Cairo at a Glance
Cairo - the modern capital of an ancient land-is magical, mystical, and mysterious.
It is itself a juxtaposition of the anachronistic and the modern. This extraordinary city, the largest in Egypt, and indeed all of Africa, simply cannot be missed. Islamic Cairo is truly a cultural and historical highlight of the city.
Its minarets and domes, bazaars, and cobblestone streets are straight from A Thousand and One Arabian Nights. But let Islamic Cairo be but a start to your explorations here.
From Central Cairo with its fine 19th century architecture to the Citadel of Saleh el-Din and the astonishing dome of the Alabaster Mosque to the haunting echoes of the City of the Dead…Cairo beckons.

Giza and Heliopolis
Giza and Heliopolis are two Cairo suburbs that are not only geographically opposed, they also epitomize two extremes of Egypt's history. Giza, on the West Bank of Nile, is famed for its ancient monuments.
The Sphinx, dating back to 2500 BC and the earliest-known monumental sculpture, stands guard over the Great Pyramids at Giza and their attendant Queens' pyramids, temples and tombs.
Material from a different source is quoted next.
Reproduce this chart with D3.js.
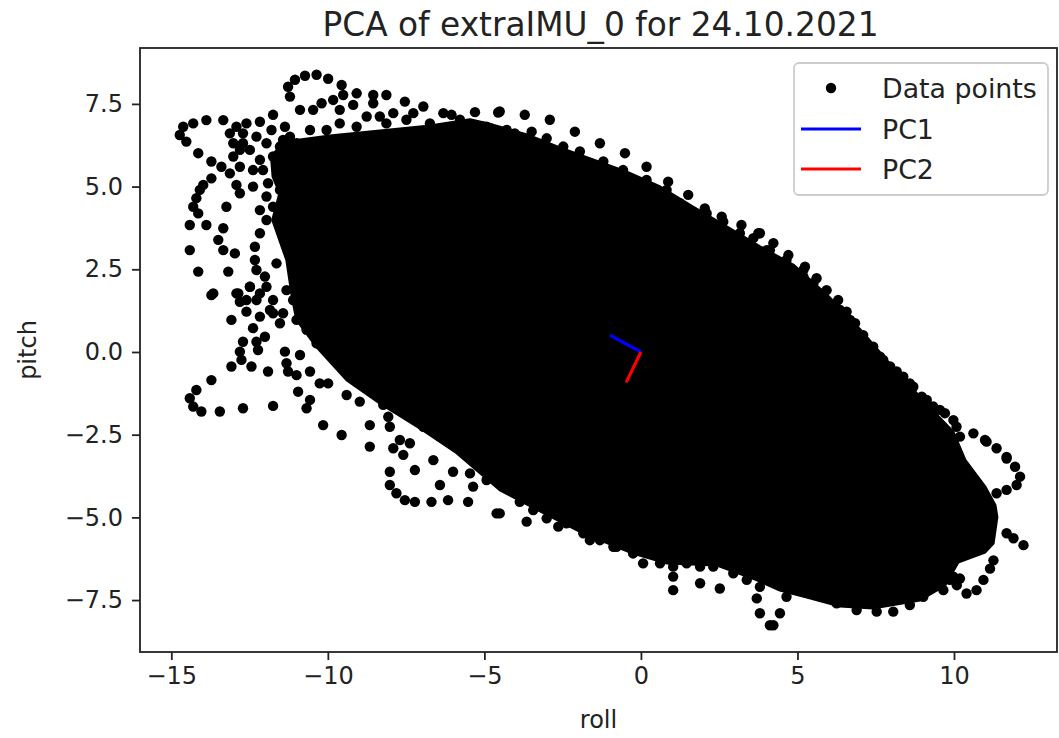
<!DOCTYPE html>
<html><head><meta charset="utf-8">
<script src="https://cdn.jsdelivr.net/npm/d3@7"></script>
<style>
body{margin:0;background:#fff;}
svg{display:block;}
text{font-family:"DejaVu Sans",sans-serif;fill:#222;}
</style>
</head><body>
<svg id="chart" width="1059" height="738"></svg>
<script>
// ---------------- data ----------------
const chartTitle = "PCA of extraIMU_0 for 24.10.2021";
const xLabel = "roll";
const yLabel = "pitch";
const xTicks = [-15, -10, -5, 0, 5, 10];
const yTicks = [-7.5, -5, -2.5, 0, 2.5, 5, 7.5];
const xDomain = [-16.0, 13.29];
const yDomain = [-9.07, 9.19];
const legendLabels = ["Data points", "PC1", "PC2"];

// outline (roll, pitch) of the region where the data points overlap completely
const coreOutline = [
  [-10.89,6.41],[-9.94,6.53],[-8.34,6.68],[-6.74,6.83],[-5.46,7.02],[-4.73,6.86],[-3.64,6.56],
  [-2.59,6.17],[-1.53,5.81],[-0.45,5.44],[0.61,4.99],[1.66,4.38],[2.75,3.78],[3.80,3.18],
  [4.86,2.63],[5.94,1.72],[7.00,0.67],[8.05,-0.48],[9.14,-1.60],[9.97,-2.42],[10.35,-3.27],
  [10.99,-4.08],[11.31,-4.63],[11.37,-4.99],[11.25,-5.78],[10.99,-6.05],[10.13,-6.35],[9.71,-7.05],
  [8.91,-7.50],[7.41,-7.74],[6.36,-7.68],[5.30,-7.41],[4.44,-7.20],[3.71,-6.89],[2.43,-6.44],
  [0.83,-6.38],[-0.26,-6.08],[-1.85,-5.47],[-3.45,-4.69],[-4.50,-4.17],[-5.88,-3.05],[-6.96,-2.36],
  [-8.34,-1.54],[-9.39,-0.85],[-10.35,0.15],[-10.99,0.97],[-11.12,1.57],[-11.31,2.78],[-11.76,3.99],
  [-11.53,4.81],[-11.75,5.30],[-11.80,5.90],[-11.40,6.35]
];

// individually visible data points (roll, pitch) around the dense core
const edgePoints = [
  // upper left loops
  [-11.21,7.72],[-11.27,8.02],[-11.05,8.23],[-10.73,8.35],[-10.36,8.38],[-9.99,8.26],[-9.56,8.07],
  [-9.08,7.82],[-8.55,7.77],[-8.13,7.77],[-7.54,7.57],[-6.95,7.42],[-6.31,7.22],[-6.05,7.17],
  [-5.30,7.25],[-4.56,7.24],[-10.89,7.32],[-10.47,7.32],[-10.20,7.52],[-9.83,7.62],[-9.51,7.77],
  [-9.19,7.47],[-8.55,7.52],[-8.34,7.12],[-7.91,7.22],[-7.49,7.02],
  [-14.62,6.81],[-14.73,6.56],[-14.52,6.36],[-14.30,6.91],[-13.88,7.01],[-13.34,7.01],[-12.92,6.81],
  [-12.60,6.91],[-12.17,6.96],[-11.75,7.17],[-11.37,6.81],[-11.80,6.71],
  [-14.14,6.01],[-13.72,5.76],[-13.40,5.60],[-13.13,5.40],[-13.72,5.25],[-13.98,5.05],[-14.09,4.90],
  [-14.20,4.65],[-14.30,4.39],[-14.14,4.19],[-13.24,4.39],[-14.41,3.84],[-13.88,3.84],[-13.34,3.74],
  [-13.50,3.39],[-13.34,3.08],[-12.97,2.98],[-14.41,3.08],[-14.14,2.43],[-13.18,2.43],[-12.33,3.18],
  [-12.17,3.59],[-12.33,2.78],[-12.28,2.48],[-11.64,2.68],[-13.66,1.77],[-12.86,1.77],[-12.49,1.97],
  [-12.01,2.28],[-12.92,5.05],[-13.02,5.91],[-12.71,6.31],[-13.13,6.61],[-12.71,6.61],[-12.28,6.51],
  [-12.49,6.11],[-12.81,5.60],[-12.39,5.50],[-12.17,5.81],[-11.91,5.10],[-11.43,5.50],[-11.11,5.91],
  [-10.57,6.71],[-10.04,6.71],[-9.62,6.91],[-9.08,6.81],[-11.43,6.41],[-11.00,6.31],
  // dense cluster at the upper left of the core
  [-13.02,6.31],[-12.81,6.11],[-11.96,6.31],[-11.75,5.91],[-11.53,6.21],[-11.21,6.51],[-12.39,5.00],
  [-12.07,5.50],[-12.81,4.80],[-11.53,4.90],[-11.32,4.60],[-11.75,4.39],[-11.96,4.70],[-12.17,4.29],
  [-11.96,3.99],[-8.76,7.12],[-8.13,6.91],[-7.27,7.22],[-6.74,6.91],[-5.78,7.02],[-4.93,6.81],
  [-9.62,7.32],
  // left and lower left
  [-13.72,1.72],[-12.92,1.77],[-12.81,1.52],[-12.60,1.22],[-13.08,0.97],[-12.39,0.72],[-12.01,0.46],
  [-12.28,0.31],[-12.71,0.31],[-12.81,0.01],[-12.23,0.06],[-12.76,-0.24],[-12.44,-0.44],[-13.08,-0.44],
  [-11.91,-0.59],[-13.72,-0.85],[-14.20,-1.15],[-14.41,-1.40],[-14.30,-1.65],[-14.04,-1.80],
  [-13.45,-1.80],[-12.71,-1.70],[-11.75,-1.63],[-11.37,0.01],[-10.89,-0.09],[-11.32,-0.34],
  [-11.27,-0.59],[-11.00,-0.70],[-10.57,-0.59],[-10.26,-0.95],[-9.99,-0.95],[-10.95,-1.20],
  [-10.57,-1.45],[-10.68,-1.70],[-10.15,-2.21],[-9.56,-2.51],[-8.66,-2.21],[-8.66,-2.86],[-8.02,-2.26],
  [-7.91,-2.91],[-7.70,-2.66],[-7.59,-3.11],[-7.38,-2.76],[-8.02,-3.62],[-7.22,-3.57],[-6.42,-4.02],
  [-8.02,-4.02],[-7.81,-4.27],[-7.54,-4.48],[-7.22,-4.53],[-6.69,-4.53],[-6.16,-4.48],[-5.52,-4.53],
  [-4.61,-4.88],[-6.63,-3.27],[-6.00,-3.62],[-5.46,-3.67],[-5.14,-3.47],[-5.36,-4.07],[-4.93,-3.87],
  [-9.40,-1.30],[-8.98,-1.50],[-8.23,-1.60],[-8.07,-1.96],[-11.43,1.17],[-11.53,0.87],[-11.75,1.57],
  [-12.17,1.07],[-11.96,1.97],[-11.32,1.87],[-12.28,1.57],[-11.11,1.57],[-11.75,1.17],
  [-12.49,1.97],[-12.60,1.57],[-11.85,1.27],[-12.17,1.77],
  // lower left edge of the core
  [-11.00,0.97],[-10.68,0.67],[-10.36,0.26],[-9.94,-0.04],[-9.62,-0.34],[-9.19,-0.75],[-8.76,-1.05],
  [-8.34,-1.35],[-7.91,-1.65],[-7.49,-1.85],[-6.95,-2.26],[-6.42,-2.56],[-5.89,-2.86],[-5.36,-3.06],
  [-4.82,-3.27],
  // bottom
  [-4.51,-4.88],[-3.65,-5.13],[-3.01,-5.03],[-2.64,-5.28],[-3.44,-4.78],[-3.87,-4.53],[-1.63,-5.69],
  [-0.88,-5.89],[0.07,-6.39],[1.03,-6.79],[1.03,-7.20],[1.89,-6.99],[2.52,-7.15],[3.70,-7.45],
  [3.80,-7.90],[4.12,-8.26],[4.23,-8.26],[4.44,-7.90],[4.65,-7.40],[5.40,-7.30],[6.25,-7.60],
  [6.89,-7.80],[7.53,-7.85],[8.06,-7.85],[8.59,-7.65],[9.02,-7.40],[9.66,-7.20],[10.09,-7.05],
  [10.40,-7.30],[10.72,-7.20],[10.94,-6.89],[11.15,-6.55],[11.26,-6.30],[10.19,-6.85],[9.98,-6.79],
  [-2.38,-5.18],[-1.84,-5.48],[-1.31,-5.69],[-0.78,-5.89],[-0.25,-6.09],[0.61,-6.39],[1.03,-6.49],
  [1.46,-6.39],[1.89,-6.49],[2.31,-6.49],[2.95,-6.69],[3.38,-6.89],[3.80,-7.10],[4.33,-6.89],
  [4.87,-7.10],[5.51,-7.20],[6.14,-7.10],[6.78,-7.30],[7.42,-7.50],[8.06,-7.50],[8.70,-7.40],
  [9.34,-7.10],[9.87,-6.89],
  // right loops
  [10.62,-2.46],[10.99,-2.66],[11.36,-2.91],[11.68,-3.22],[11.95,-3.47],[12.11,-3.77],[12.00,-4.02],
  [11.68,-4.17],[11.36,-4.27],[11.90,-5.63],[12.22,-5.84],[11.68,-5.48],
  // upper right edge
  [3.80,3.59],[4.23,3.29],[4.71,2.93],[5.24,2.58],[5.61,2.23],[5.93,1.87],[6.30,1.57],[6.57,1.22],
  [6.84,0.87],[7.10,0.51],[7.42,0.16],[7.74,-0.24],[8.17,-0.59],[8.59,-0.95],[8.97,-1.35],
  [9.34,-1.65],[9.71,-1.85],[10.08,-2.26],[11.04,-2.71],[11.68,-3.17],
  [4.02,3.08],[4.44,2.68],[4.76,2.48],[5.19,2.28],[5.51,2.08],[5.83,1.67],[6.36,1.27],[6.68,0.97],
  [7.00,0.46],[7.32,0.16],[7.64,-0.14],[7.96,-0.44],[8.38,-0.75],[8.70,-1.05],[9.13,-1.45],
  [9.55,-1.75],[9.98,-2.06],[10.19,-2.56],
  // top edge
  [-4.51,7.27],[-3.71,7.17],[-2.91,7.02],[-2.11,6.66],[-1.31,6.31],[-0.51,6.01],[0.18,5.60],
  [0.87,5.15],[1.51,4.75],[2.04,4.34],[2.58,4.09],[3.21,3.84],[3.75,3.59],
  [-5.04,6.81],[-4.29,6.71],[-4.03,6.61],[-3.49,6.66],[-3.01,6.46],[-2.48,6.21],[-1.95,6.06],
  [-1.20,5.76],[-0.57,5.50],[0.18,5.20],[0.82,4.90],[1.25,4.50],[1.67,4.19],[2.10,4.19],
  [2.63,3.94],[3.16,3.59],[3.59,3.44],[4.12,3.08],[4.65,2.78],[5.19,2.48]
];

// principal component vectors drawn from the mean
const pcOrigin = [0, 0];
const pc1End = [-0.99, 0.51];
const pc2End = [-0.47, -0.92];

// ---------------- chart ----------------
const W = 1059, H = 738;
const m = {left: 140, top: 48, right: 1057, bottom: 652};
const svg = d3.select("#chart");
svg.append("rect").attr("width", W).attr("height", H).attr("fill", "#fff");

const x = d3.scaleLinear().domain(xDomain).range([m.left, m.right]);
const y = d3.scaleLinear().domain(yDomain).range([m.bottom, m.top]);

svg.append("clipPath").attr("id", "clip").append("rect")
  .attr("x", m.left).attr("y", m.top)
  .attr("width", m.right - m.left).attr("height", m.bottom - m.top);

const plot = svg.append("g").attr("clip-path", "url(#clip)");
const R = 5.2;

plot.append("path")
  .datum(coreOutline)
  .attr("d", d3.line().x(d => x(d[0])).y(d => y(d[1])).curve(d3.curveLinearClosed))
  .attr("fill", "#000").attr("stroke", "#000").attr("stroke-width", 3)
  .attr("stroke-linejoin", "round");

plot.selectAll("circle.pt").data(edgePoints).join("circle")
  .attr("class", "pt")
  .attr("cx", d => x(d[0])).attr("cy", d => y(d[1])).attr("r", R)
  .attr("fill", "#000");

plot.append("line")
  .attr("x1", x(pcOrigin[0])).attr("y1", y(pcOrigin[1]))
  .attr("x2", x(pc1End[0])).attr("y2", y(pc1End[1]))
  .attr("stroke", "#0000ff").attr("stroke-width", 3.2);
plot.append("line")
  .attr("x1", x(pcOrigin[0])).attr("y1", y(pcOrigin[1]))
  .attr("x2", x(pc2End[0])).attr("y2", y(pc2End[1]))
  .attr("stroke", "#ff0000").attr("stroke-width", 3.2);

// axes
const fontPx = 24;
const xAxis = svg.append("g").attr("transform", `translate(0,${m.bottom})`)
  .call(d3.axisBottom(x).tickValues(xTicks).tickSize(8).tickPadding(7)
    .tickFormat(v => String(v).replace("-", "\u2212")));
const yAxis = svg.append("g").attr("transform", `translate(${m.left},0)`)
  .call(d3.axisLeft(y).tickValues(yTicks).tickSize(8).tickPadding(9)
    .tickFormat(v => v.toFixed(1).replace("-", "\u2212")));
[xAxis, yAxis].forEach(g => {
  g.select(".domain").remove();
  g.selectAll(".tick line").attr("stroke", "#222").attr("stroke-width", 1.8);
  g.selectAll(".tick text").attr("font-size", fontPx).attr("fill", "#222")
    .attr("font-family", "DejaVu Sans");
});

// spines
svg.append("rect")
  .attr("x", m.left).attr("y", m.top)
  .attr("width", m.right - m.left).attr("height", m.bottom - m.top)
  .attr("fill", "none").attr("stroke", "#222").attr("stroke-width", 1.8);

// titles
svg.append("text").attr("x", (m.left + m.right) / 2 + 2).attr("y", 36)
  .attr("text-anchor", "middle").attr("font-size", 32.8).text(chartTitle);
svg.append("text").attr("x", (m.left + m.right) / 2).attr("y", 728)
  .attr("text-anchor", "middle").attr("font-size", fontPx).text(xLabel);
svg.append("text").attr("transform", `translate(36,${(m.top + m.bottom) / 2}) rotate(-90)`)
  .attr("text-anchor", "middle").attr("font-size", fontPx).text(yLabel);

// legend
const lg = svg.append("g");
lg.append("rect").attr("x", 794).attr("y", 63).attr("width", 254).attr("height", 132)
  .attr("rx", 5).attr("fill", "#fff").attr("fill-opacity", 0.8)
  .attr("stroke", "#cccccc").attr("stroke-width", 1.8);
const rows = [88, 129, 169];
lg.append("circle").attr("cx", 831).attr("cy", rows[0]).attr("r", R).attr("fill", "#000");
lg.append("line").attr("x1", 801).attr("x2", 861).attr("y1", rows[1]).attr("y2", rows[1])
  .attr("stroke", "#0000ff").attr("stroke-width", 3.2);
lg.append("line").attr("x1", 801).attr("x2", 861).attr("y1", rows[2]).attr("y2", rows[2])
  .attr("stroke", "#ff0000").attr("stroke-width", 3.2);
legendLabels.forEach((t, i) => {
  lg.append("text").attr("x", 882).attr("y", rows[i]).attr("dy", "0.36em")
    .attr("font-size", 26.8).text(t);
});
</script>
</body></html>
The Pyramids are the only one of the Seven Wonders of the Ancient World to survive. Even the accompanying circus of camel and horse rides, souvenir and soft drinks vendors and the nightly Sound and Light show do not diminish their splendor. In the diagonally opposite suburb of Heliopolis, history moves on to the late 19th century and Baron Edouard Empain, the entrepreneur whose vision inspired his garden city in the desert.
Built in a mixture of European and Moorish styles, Heliopolis attracted wealthy Egyptians to its leafy grandeur. Although it is no longer separate from Cairo, visitors still come to enjoy its stylish architecture, restaurants and nightlife.